3. There is currently little difference between supporters of the political parties on satisfaction with the NHS

graph 1

Historically, people tend to show somewhat more satisfaction with the NHS when their own party is in government, and less when it is in opposition. This was particularly true during the Major Government. But under the Coalition, Labour supporters are just as satisfied as Conservatives and Liberal Democrats.

4. Whether you live in England, Scotland or Wales makes a big difference

Only half (51%) of Welsh people are satisfied with the NHS, compared to 75% of Scots. One in five (21%) Welsh are dissatisfied compared to only one in twelve (8%) of Scots.

On both measures, England is somewhere in between, with 65% satisfied and 16% dissatisfied.

With health devolved to the Scottish Government and the Welsh Assembly, four different political parties are now running three different healthcare systems. The Conservatives and Liberal Democrats run the NHS in England, the SNP runs it in Scotland and Labour runs it in Wales.
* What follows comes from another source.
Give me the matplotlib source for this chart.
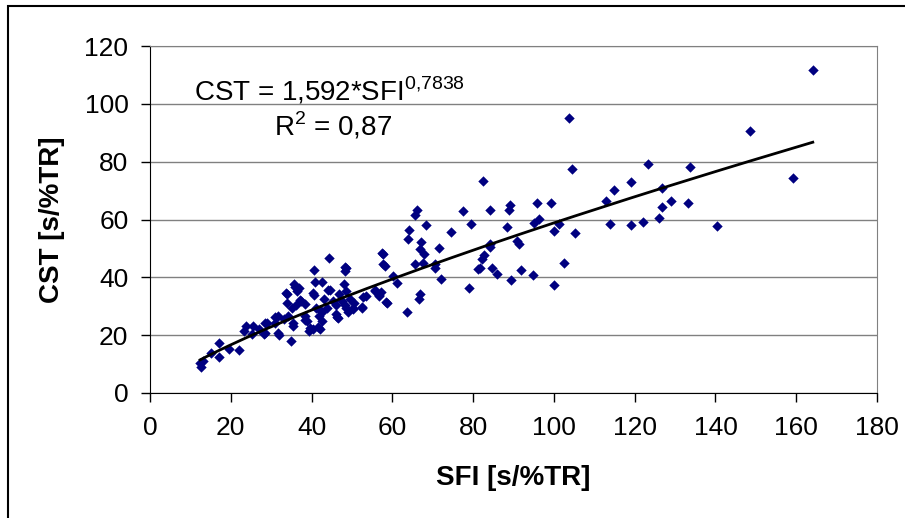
import matplotlib
matplotlib.use("Agg")
import matplotlib.pyplot as plt
import numpy as np
from matplotlib.patches import Rectangle

plt.rcParams['font.family'] = ['Liberation Sans', 'DejaVu Sans']
plt.rcParams['mathtext.fontset'] = 'custom'
plt.rcParams['mathtext.rm'] = 'Liberation Sans'

# valores (SFI, CST)
sfi = [164.1, 103.8, 148.6, 159.3, 104.4, 82.4, 123.4, 133.7, 119.1, 114.9,
       126.8, 112.9, 128.9, 133.3, 126.8, 126.0, 140.4, 113.8, 119.0, 122.0,
       105.2, 100.1, 101.2, 99.2, 95.8, 96.4, 95.1, 89.2, 88.9, 84.2,
       77.5, 79.4, 88.5, 74.6, 66.1, 65.6, 64.2, 63.8, 68.3, 67.2,
       66.8, 67.9, 67.5, 65.5, 71.6, 70.6, 70.6, 72.0, 66.9, 66.6,
       63.6, 82.6, 82.2, 84.3, 84.1, 90.8, 91.4, 81.2, 81.8, 84.8,
       85.8, 91.8, 89.5, 78.9, 94.9, 100.1, 102.4, 57.8, 58.1, 60.2,
       61.2, 58.8, 57.2, 56.6, 55.8, 53.5, 52.6, 50.6, 50.3, 48.6,
       48.3, 44.3, 40.6, 40.9, 42.7, 48.0, 48.5, 44.6, 46.7, 40.5,
       43.2, 45.2, 47.5, 49.6, 37.5, 35.7, 36.9, 36.3, 33.9, 33.9,
       36.1, 38.5, 41.0, 43.9, 46.0, 48.6, 48.9, 46.0, 46.5, 42.5,
       41.8, 38.5, 38.8, 42.5, 39.3, 40.3, 42.0, 35.3, 35.0, 34.2,
       31.7, 33.2, 31.0, 32.0, 28.9, 28.2, 27.0, 25.5, 23.7, 25.2,
       23.2, 22.0, 19.6, 17.0, 17.0, 15.0, 13.2, 12.4, 12.7, 57.4,
       57.6, 48.3, 35.9, 33.7, 40.4, 44.1, 52.8, 55.7, 56.8, 58.4,
       52.4, 50.3, 46.2, 37.1, 35.1, 38.4, 39.6, 41.7, 30.9, 31.8,
       28.5, 28.5, 35.5, 42.1, 48.3]
cst = [111.6, 95.0, 90.5, 74.5, 77.6, 73.3, 79.2, 78.0, 73.1, 70.3,
       70.8, 66.4, 66.3, 65.6, 64.4, 60.4, 57.9, 58.3, 58.0, 59.0,
       55.2, 55.9, 58.3, 65.6, 65.7, 60.2, 58.9, 65.0, 63.2, 63.4,
       63.1, 58.6, 57.3, 55.8, 63.2, 61.6, 56.4, 53.3, 58.0, 52.3,
       49.7, 48.0, 45.0, 44.5, 50.1, 44.5, 43.3, 39.3, 34.1, 32.6,
       28.0, 47.6, 46.2, 50.5, 51.4, 52.6, 51.4, 43.0, 43.3, 43.3,
       41.3, 42.7, 39.2, 36.2, 40.8, 37.2, 44.8, 48.2, 43.9, 40.5,
       38.0, 31.1, 34.9, 33.5, 35.3, 33.7, 29.5, 31.1, 28.9, 43.3,
       42.2, 46.6, 42.7, 38.4, 38.4, 37.8, 35.3, 35.5, 34.1, 33.8,
       32.6, 31.8, 31.8, 32.4, 31.8, 37.6, 36.4, 35.3, 34.1, 31.0,
       30.4, 30.7, 29.5, 29.5, 30.4, 29.3, 28.1, 27.2, 25.8, 28.0,
       26.6, 26.6, 24.9, 24.9, 21.4, 22.0, 22.2, 23.2, 18.0, 26.6,
       26.6, 25.5, 24.3, 19.9, 24.3, 20.3, 22.0, 23.2, 23.2, 20.3,
       21.4, 14.9, 15.1, 17.2, 12.4, 13.9, 11.1, 10.5, 9.1, 48.5,
       44.5, 43.6, 36.8, 34.7, 34.5, 35.6, 33.3, 35.6, 33.9, 31.6,
       29.8, 29.3, 26.2, 32.2, 29.3, 25.2, 22.4, 22.7, 26.2, 20.6,
       24.1, 20.6, 24.1, 28.7, 30.4]

# ajuste potencia (do Excel)
coef_a = 1.592
coef_b = 0.7838

fig = plt.figure(figsize=(9.05, 5.18), dpi=100)
ax = fig.add_axes([150/905, 1 - 393/518, 727/905, 347/518])

ax.scatter(sfi, cst, marker='D', s=28, color='#000080', linewidths=0, zorder=3)

xs = np.sort(np.array(sfi))
ax.plot(xs, coef_a * xs ** coef_b, color='black', linewidth=2, zorder=4)

ax.set_xlim(0, 180)
ax.set_ylim(0, 120)
ax.set_xticks(np.arange(0, 181, 20))
ax.set_yticks(np.arange(0, 121, 20))
ax.yaxis.grid(True, color='#808080', linewidth=1)
ax.set_axisbelow(True)

for lado in ['top', 'right']:
    ax.spines[lado].set_color('#808080')
for lado in ['left', 'bottom']:
    ax.spines[lado].set_color('black')

ax.tick_params(direction='out', length=6.5, width=1, labelsize=19)
ax.tick_params(axis='x', pad=10)
ax.tick_params(axis='y', pad=9)

ax.set_xlabel('SFI [s/%TR]', fontsize=20, fontweight='bold', labelpad=18)
ax.set_ylabel('CST [s/%TR]', fontsize=20, fontweight='bold', labelpad=14)

ax.text(0.06, 0.87, r'CST = 1,592*SFI$^{\mathrm{0{,}7838}}$', transform=ax.transAxes,
        fontsize=20, ha='left', va='center')
ax.text(0.17, 0.77, r'R$^{\mathrm{2}}$ = 0,87', transform=ax.transAxes,
        fontsize=20, ha='left', va='center')

# moldura externa
fig.patches.append(Rectangle((8/905, -0.1), 1.2, 1 - 6/518 + 0.1, transform=fig.transFigure,
                             fill=False, edgecolor='black', linewidth=1.5))

fig.savefig('out.png', dpi=100)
5. The NHS is one of the big three biggest political issues for British voters

Although it was the top political issue for most of the Blair government, the economic crisis of 2008 saw the economy dramatically overtake immigration and health as the top issue for voters. But the last six years have seen a steady rise in public concern about the NHS, going from around 15% naming it as the most important issue to 30%. Three months before the 2015 General Election, all three issues now have approximately equal public attention.